Your pto driven alternator was intended to run at one speed because it was intended to supply power at a fixed frequency.
All synchronous alternators can work over a wide range of speeds if you are not committed to a fixed voltage and frequency. The type of alternator you were dealing with would be restricted at the lower speeds by the need to excite its field.
If you use permanent magnets to supply the field, the thing will produce power at any speed and the output voltage will be directly proportional to the speed.
With a wind turbine, for charging batteries the voltage produced must be above the battery voltage at cut in speed.
The ideal charging arrangement would let the alternator voltage rise with speed so that it worked at high efficiency over the range.
For simplicity the things are dragged down to constant voltage ( battery volts) and so they should be constrained to work at virtually fixed speed. This results in stalling the turbine blades and to gain a good overall efficiency the alternator efficiency is compromised to keep the turbine efficiency reasonable.
When an alternator is run in an overloaded state( low efficiency) much of the output goes into heating the windings. The converted induction motors ( permanent magnet iron cored alternators) have a fairly direct way to transfer the heat from the windings to the iron core and the core is cooled by the wind.
The air gap designs can only loose heat by convection and radiation and are fairly sheltered from the wind so they are more restricted in the heat that they can dissipate.

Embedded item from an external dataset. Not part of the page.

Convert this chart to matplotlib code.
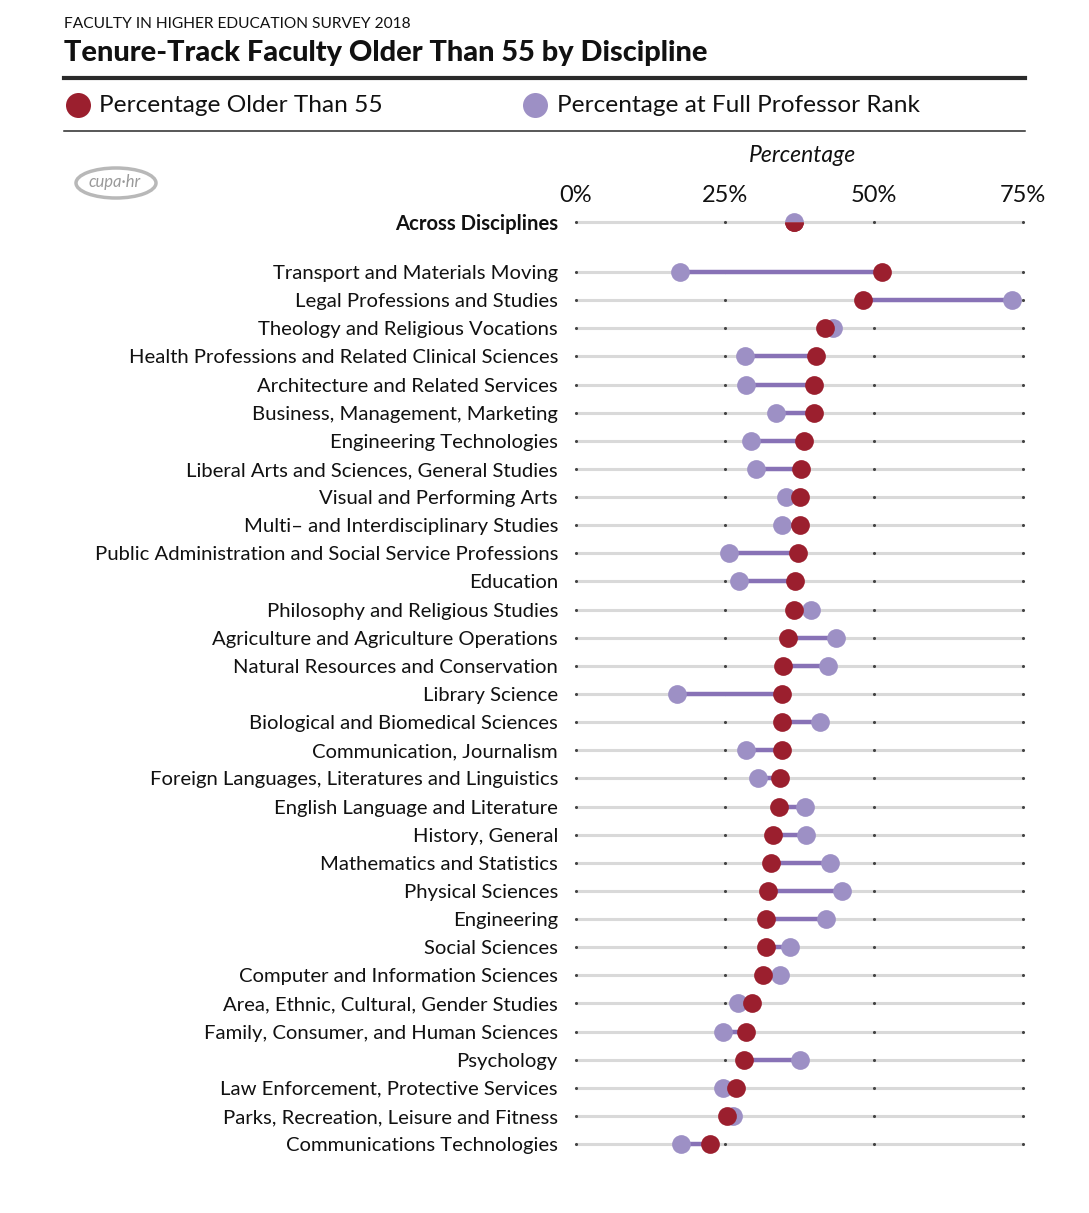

There are other factors that influence things as well, many of the motor conversions operate with higher cut in speeds and the speed range can be widened by a phenomena associated with the higher reactance of windings wound on iron cores.
I can think of no other application of an alternator where it is intentionally forced to work at low efficiency, but it is cheap simple and reasonably effective for modest sized machines.
The size and cost of any alternator for a given power out and efficiency is related to its operating speed and any very low speed alternator will be big and expensive.
Few other applications let you trade efficiency for size and cost. The solution to the heating problem is to make the alternator efficient and modify the loading scheme. The simplest way to do this is to add resistance in the line so that the heat is generated outside the alternator but it raises the cost and weight of the alternator. If you don't want the losses to occur as heat then you can't use the simple direct connection and have to do something clever but the efficient alternator stays big and expensive. When dealing with a free power source, absolute efficiency comes second to the initial cost and weight to some considerable extent.
I am not entirely sure what your question was, if I have answered the wrong thing, ask again.